Every utopia (from The Republic, to More’s Utopia, to Calvin’s Geneva and beyond) is based upon a thinker’s definition of human nature (from the Pelagean ‘man is fundamentally good’ to the Augustinian ‘man is fundamentally evil’ and anything inbetween). Part of the fun of any presentation of a utopia is figuring out what their position is, and how the logic of this position translates into their illustration of a society. This is certainly one of the chief joys of The Giver; where toys are called ‘comfort elements,’ dancing is banned like the town from Footloose (sadly, no John Lithgow), where there are ‘so many secrets’ and shots of ominous security cameras. In a Foucaultian turn, a teenager echoes that ‘the elders are always right’ and is convinced that the operation of their power is invincible and operates everywhere perfectly, even as main character Jonas (Brenton Thwaites – another of those generic, thick eyebrowed, square jawed, sunken eyed, high cheekboned, clean cut and credulous cookie-cutter disposable leads Hollywood is churning out at the moment, like every young male on The Leftovers) slowly realises this is not the case and that the story of that seamless operation is more critical than the operation of the power itself. The philosophical question The Giver illustrates perfectly is that the concept of the individual that is sold to the society determines everything; and that political rationality is less a question of who is right, but more a question of who gets to decide the particular rationality an order should be based upon.

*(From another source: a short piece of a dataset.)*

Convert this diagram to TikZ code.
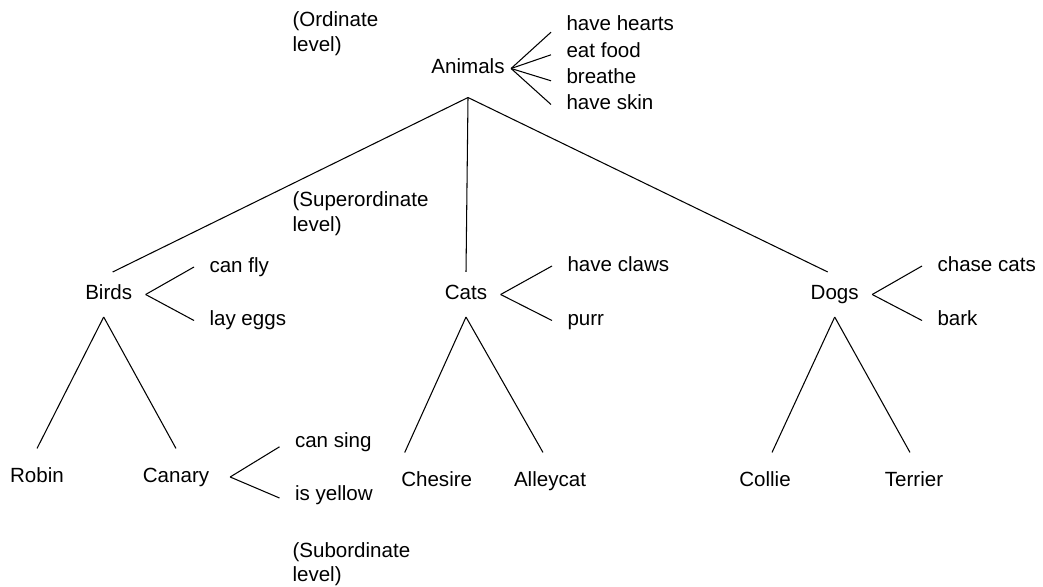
\documentclass[tikz,border=0pt]{standalone}
\usepackage{fontspec}
\setmainfont{Liberation Sans}

\begin{document}
\begin{tikzpicture}[
  x=0.02cm, y=-0.02cm,
  line width=0.6pt,
  every node/.style={font=\fontsize{11.7pt}{14pt}\selectfont, inner sep=0pt},
  word/.style={text height=0.3cm, text depth=0.08cm},
  cat/.style={word, minimum height=0.88cm, inner xsep=0.26cm},
  leaf/.style={word, minimum height=1.12cm},
  prop/.style={word, anchor=west, inner xsep=0.3cm},
  level/.style={anchor=north west, align=left},
]
\useasboundingbox (0,0) rectangle (1043,587);

%% LEVEL LABELS
\node[level] (ordinate)      at (292,11)    {(Ordinate\\level)};
\node[level] (superordinate) at (292,191)   {(Superordinate\\level)};
\node[level] (subordinate)   at (292,541.7) {(Subordinate\\level)};

%% TOP
\node[cat, minimum height=1.14cm, inner xsep=0.12cm] (animals) at (468,68.5) {Animals};
\node[prop] (hearts)  at (551,25.2)  {have hearts};
\node[prop] (eat)     at (551,51.8)  {eat food};
\node[prop] (breathe) at (551,77.8)  {breathe};
\node[prop] (skin)    at (551,104.5) {have skin};

%% MIDDLE ROW
\node[cat] (birds) at (108.7,294.5) {Birds};
\node[cat] (cats)  at (466,294.5)   {Cats};
\node[cat] (dogs)  at (834.7,294.5) {Dogs};

\node[prop] (canfly)  at (194,267)   {can fly};
\node[prop] (layeggs) at (194,320.5) {lay eggs};
\node[prop] (claws)   at (552,266)   {have claws};
\node[prop] (purr)    at (552,320.5) {purr};
\node[prop] (chase)   at (922,266)   {chase cats};
\node[prop] (bark)    at (922,320.5) {bark};

%% BOTTOM ROW
\node[leaf] (robin)                     at (37,477)    {Robin};
\node[leaf, inner xsep=0.41cm] (canary) at (176,477)   {Canary};
\node[leaf] (chesire)                   at (436.7,481) {Chesire};
\node[leaf] (alleycat)                  at (550,481)   {Alleycat};
\node[leaf] (collie)                    at (765,481)   {Collie};
\node[leaf] (terrier)                   at (914,481)   {Terrier};

\node[prop] (cansing) at (279.5,441.8) {can sing};
\node[prop] (yellow)  at (279.5,494.5) {is yellow};

%% Tree
\draw (animals.south) -- ([xshift=0.08cm]birds.north);
\draw (animals.south) -- (cats.north);
\draw (animals.south) -- ([xshift=-0.14cm]dogs.north);

\draw ([xshift=-0.1cm]birds.south) -- (robin.north);
\draw ([xshift=-0.1cm]birds.south) -- (canary.north);
\draw (cats.south) -- ([xshift=-0.64cm]chesire.north);
\draw (cats.south) -- ([xshift=-0.14cm]alleycat.north);
\draw (dogs.south) -- ([xshift=0.14cm]collie.north);
\draw (dogs.south) -- ([xshift=-0.08cm]terrier.north);

%% Properties
\draw (animals.east) -- ([yshift=-0.14cm]hearts.west);
\draw (animals.east) -- ([yshift=-0.06cm]eat.west);
\draw (animals.east) -- ([yshift=-0.06cm]breathe.west);
\draw (animals.east) -- (skin.west);

\draw (birds.east) -- (canfly.west);
\draw (birds.east) -- (layeggs.west);
\draw (cats.east)  -- (claws.west);
\draw (cats.east)  -- (purr.west);
\draw (dogs.east)  -- (chase.west);
\draw (dogs.east)  -- (bark.west);

\draw (canary.east) -- ([yshift=-0.1cm]cansing.west);
\draw (canary.east) -- ([yshift=-0.07cm]yellow.west);

\end{tikzpicture}
\end{document}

Against this interestingly communal and utopian background is our hero, Jonas. At a graduation ceremony marking the transition phases of life, he is the only individual among his friends not given an occupation to pursue. It’s worth pausing to consider the ceremony itself for a minute, nicely staged and under-emphasised by Noice. Our villain, a calm and controlled Meryl Streep, appears via hologram as the chief elder and matriarch of the community to preside over the ceremony. ‘We honour your differences because today they determine your future,’ she remarks. The children who turn nine are given bikes; those turning sixteen are given their occupations; and those turning sixty are ‘retired to elsewhere’ (one of the revelations the audience can see coming, but appropriately the society deprived of a concept of death cannot). The ceremony itself reminded me of the riddle the Sphinx delivers to Oedipus and he successfully solves. You may think you know it, but actually you probably don’t. The modern version of the riddle is: ‘What goes on four feet in the morning, two feet at noon, and three feet in the evening?’ The answer, by common declaration, is ‘man’ who is a crawling baby in the morning, upright at noon, and an old man with a cane by evening. But consider the longer riddle recounted by Athenaeus, which goes:
A thing there is whose voice is one;
Whose feet are four and two and three.
So mutable a thing is none
That moves in earth or sky or sea.
When on most feet this thing doth go,
Its strength is weakest and its pace most slow.

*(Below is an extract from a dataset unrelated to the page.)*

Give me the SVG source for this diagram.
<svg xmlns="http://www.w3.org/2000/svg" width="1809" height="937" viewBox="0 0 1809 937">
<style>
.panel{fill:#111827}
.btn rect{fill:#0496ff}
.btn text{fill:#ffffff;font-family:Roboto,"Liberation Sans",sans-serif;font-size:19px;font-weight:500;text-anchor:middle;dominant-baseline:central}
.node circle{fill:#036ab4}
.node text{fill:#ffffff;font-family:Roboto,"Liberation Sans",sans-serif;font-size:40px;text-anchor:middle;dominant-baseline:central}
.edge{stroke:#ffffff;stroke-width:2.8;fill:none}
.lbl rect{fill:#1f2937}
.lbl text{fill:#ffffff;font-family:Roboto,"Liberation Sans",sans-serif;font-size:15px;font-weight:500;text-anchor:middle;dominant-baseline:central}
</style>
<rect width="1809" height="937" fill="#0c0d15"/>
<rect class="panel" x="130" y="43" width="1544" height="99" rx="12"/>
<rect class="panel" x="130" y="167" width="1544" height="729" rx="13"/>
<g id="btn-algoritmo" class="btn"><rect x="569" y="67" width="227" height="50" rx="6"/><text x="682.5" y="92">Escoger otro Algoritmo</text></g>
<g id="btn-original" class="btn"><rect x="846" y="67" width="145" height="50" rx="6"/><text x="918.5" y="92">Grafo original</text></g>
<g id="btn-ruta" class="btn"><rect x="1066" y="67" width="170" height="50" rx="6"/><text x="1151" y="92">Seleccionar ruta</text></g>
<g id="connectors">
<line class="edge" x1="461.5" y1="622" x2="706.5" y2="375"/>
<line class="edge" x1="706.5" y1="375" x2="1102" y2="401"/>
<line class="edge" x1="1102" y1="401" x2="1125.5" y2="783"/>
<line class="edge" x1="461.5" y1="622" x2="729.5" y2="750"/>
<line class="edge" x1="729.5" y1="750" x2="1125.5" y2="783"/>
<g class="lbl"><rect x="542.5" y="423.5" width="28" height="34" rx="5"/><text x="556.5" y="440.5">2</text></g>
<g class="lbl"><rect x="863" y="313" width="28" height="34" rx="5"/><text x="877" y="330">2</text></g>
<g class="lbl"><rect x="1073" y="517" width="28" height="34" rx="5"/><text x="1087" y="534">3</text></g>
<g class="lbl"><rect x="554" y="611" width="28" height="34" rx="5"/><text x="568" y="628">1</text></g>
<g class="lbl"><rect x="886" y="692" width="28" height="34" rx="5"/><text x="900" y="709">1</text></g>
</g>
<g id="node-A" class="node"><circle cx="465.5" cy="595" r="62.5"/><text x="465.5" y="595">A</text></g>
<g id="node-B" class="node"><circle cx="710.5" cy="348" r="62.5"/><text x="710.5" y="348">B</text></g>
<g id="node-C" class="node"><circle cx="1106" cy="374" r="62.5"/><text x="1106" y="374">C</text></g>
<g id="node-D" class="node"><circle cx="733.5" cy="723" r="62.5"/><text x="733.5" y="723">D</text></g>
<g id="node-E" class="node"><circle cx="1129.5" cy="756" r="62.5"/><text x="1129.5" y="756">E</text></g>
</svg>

The now commonly known riddle is a romanticised version; it refers to the human individual, and their experience as a linear chronology of events across a life. This is the version we would associate with Oedipus, the man; the individual who asserts himself in the face of the undifferentiated community, the fates, and the gods. Reconsider the second riddle though – it refers to the things in the earth, the sky, the sea. Surprisingly, the answer to this riddle could be ‘the society’ or ‘the community’ or ‘the city;’ it has at any time the grown, the aged, and the young. It has kept beasts, and boats, and birds, and homes. It is ‘so mutable a thing’ in that it is everywhere, and yet not embodied in a single person or brick. The most important feature is that it’s ‘voice is one,’ it is a polis which has many members, but ultimately only one authority and will. The children and the cattle are most vulnerable and yet most essential. In Oedipus Rex the tragic confrontation is between the great man and a blind priest Teiresias; with Oedipus snatching the decisive answer from the air – man! – while Teiresias “sees” (and Oedipus will famously, too, when he gouges out his own eyes) by realising the tragedy of this answer, and the complexity of the alternative riddle. Oedipus solves the riddle of the Sphinx and seals his doom (one which is shared by Thebes, for his shortsightedness).

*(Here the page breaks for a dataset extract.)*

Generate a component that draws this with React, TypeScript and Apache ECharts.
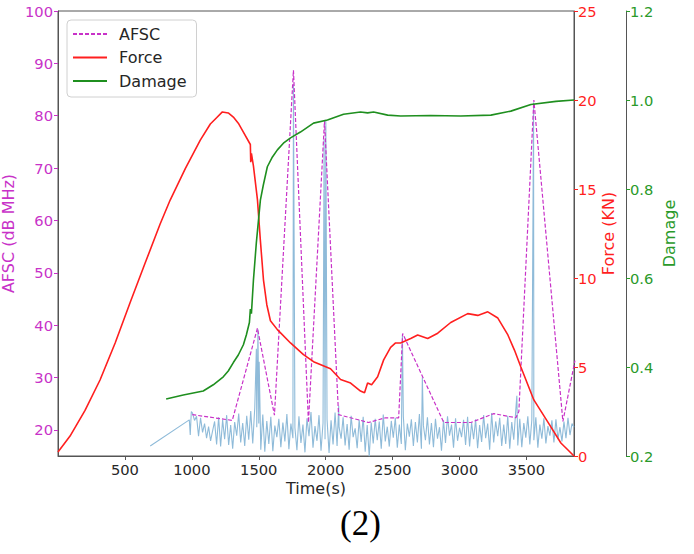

I raise this because this is the oldest tension within Western political rationality; the conflict of the demands of the individual against the good of the State, and much political philosophy since the Greeks is an ongoing conversation to balance these competing poles or strike them out altogether. This is the long debate into which The Giver inserts itself, portraying a utopian community that exists in the face of the worst history of human conflict. The skill of the film is to almost convince us that these draconian measures to ensure the cohesion of the community are correct; indeed, it is only a later sinister discovery that will tip most viewers over the edge. But the film’s, and the book’s, means of disrupting this harmony is exceedingly clever. Jonas is selected to replace the current ‘Receiver of Memories,’ meaning that he will be the one individual allowed to feel, lie, experience the past, have the rules suspended, and be enabled as a full individual within this carefully proscribed role. The Receiver is the one individual allowed to be an individual; in the hope that his dangerous knowledge and experience might still be of use to the community in times of crisis. Of course, once one combines youth and the experience of a hidden world that crisis is not long in coming.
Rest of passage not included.